Ils nous ont accueillis sans hâte, bien qu’ils aient guetté notre venue pendant des heures. Ils nous ont donné un peu d’eau, des galettes. Nous nous sommes assis sous un auvent de paille. Les voisins éloignés nous ont rejoints. Les adultes se sont assis, les enfants ont continué à jouer tout autour.
Nous étions venus pour célébrer la messe avec eux, mais ce jour-là l’eucharistie a pris pour moi une dimension qu’elle n’avait encore jamais eue auparavant, point de convergence où le mémorial devenait actualité.
Je n’oublierai jamais cette expérience. On a pris son temps et même beaucoup de temps. Après la lecture d’un passage de l’Exode, ils ont “fait mémoire” de leur chemin de libération. Leur histoire s’est retissée peu à peu. La parole circulait de l’un à l’autre. Tous y participaient, les jeunes et les vieux, les hommes et les femmes. Ils évoquaient les moments difficiles, les nuits de peur, les heures de désespoir. Et aussi l’espérance renaissante, grâce à la solidarité entre eux et à la conscience d’être enfants de Dieu, appelés à la liberté.
Dans la Bible, que beaucoup portaient avec eux, tannée par l’usage, ils ont lu à tour de rôle les paroles fondamentales qui étaient la source de leur espérance. Et la prière du Christ rendant grâce au Père d’avoir « caché cela aux sages et aux habiles et de l’avoir révélé aux tout petits ».
Nous avons rendu grâce, rompu le pain, dans une eucharistie où communiaient leur histoire et le mystère de la Passion et de la Résurrection du Christ. Les moments forts du passé et ceux de maintenant formaient une même histoire sainte, traversée, soulevée par le souffle de Dieu.
Pendant ce temps, dans la maison voisine, surveillée par celles que nous voyions sur le seuil, un œil sur la cuisine, l’autre sur l’assemblée, une grosse marmite de riz et de poisson avait cuit. Trop nombreux pour prendre place à table, nous avons partagé le repas comme on fait une pause, pour nourrir le corps après ce festin de parole.

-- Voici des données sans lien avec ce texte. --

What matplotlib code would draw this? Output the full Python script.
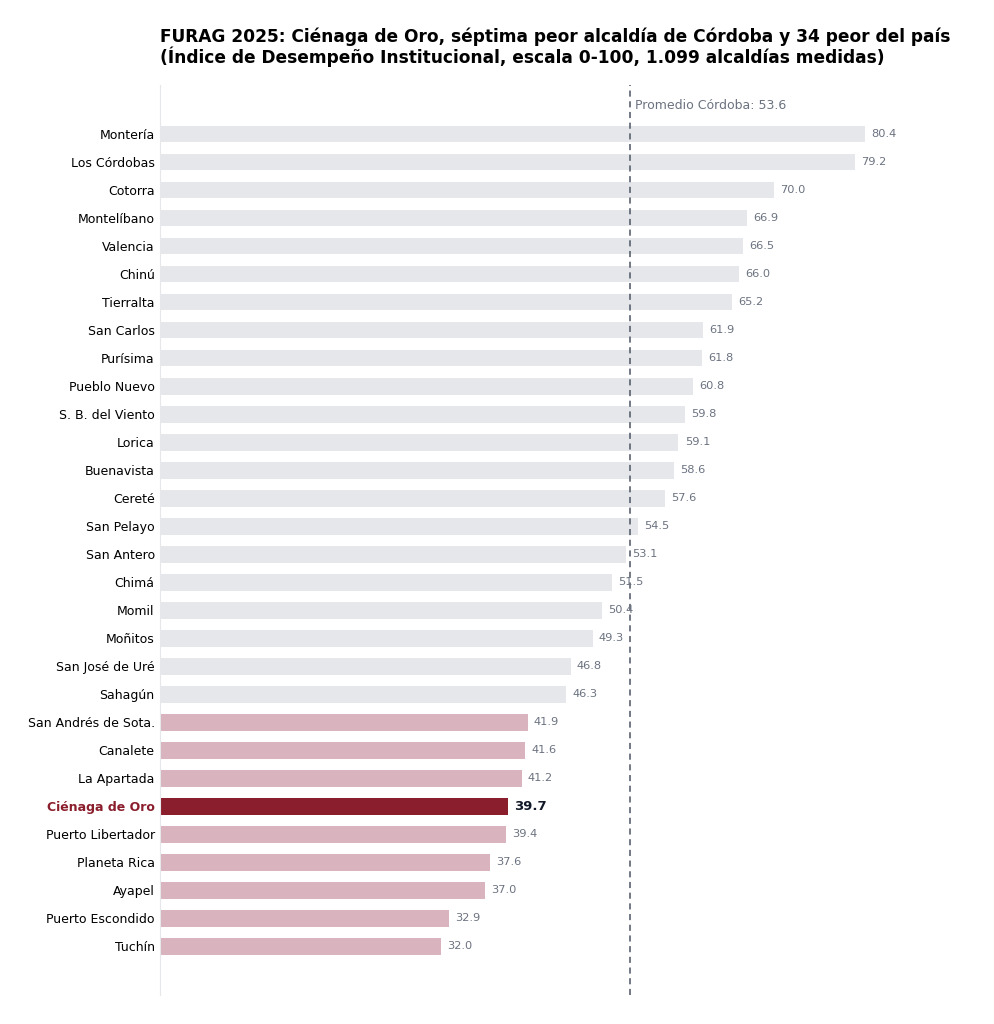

Et l’on m’a proposé d’aller me rafraîchir au torrent voisin.
Puis, sans que je sache comment, la prière a repris : «Notre Père» et «Je vous salue Marie», le chapelet est venu prolonger la méditation comme on respire doucement, en fermant les yeux, après un moment fort, pour le savourer encore.
La surprise n’était pas terminée. Au moment où je pensais que chacun allait repartir, car certains avaient un long chemin à faire pour rentrer chez eux, des anciens ont dit : « Et maintenant, il faut danser ! ». Pas d’instruments de musique, quelques cailloux dans des boîtes de fer blanc ou des morceaux de bois frappés ensemble : certains ont commencé à chanter, le chant s’est amplifié et bientôt tout le monde s’est mis à danser.
J’étais bien fatigué. Ils m’ont proposé de m’allonger dans un hamac. Et longtemps, longtemps, avec les moyens les plus pauvres du monde, la fête a rebondi. Pas un oubli des peines, mais une fête de la vie. Une simple fête de la résurrection.
Leur combat était loin d’être terminé, dans ce Brésil qui a connu tant de drames. Mais, à l’instar de Lula, que rien ne semble pouvoir décourager, les échos qui me parviennent montrent que le même esprit continue à souffler, accueilli et mis en œuvre avec la même simplicité et la même force.
Oui, la résurrection est exemple suggestif pour nos vies à tous.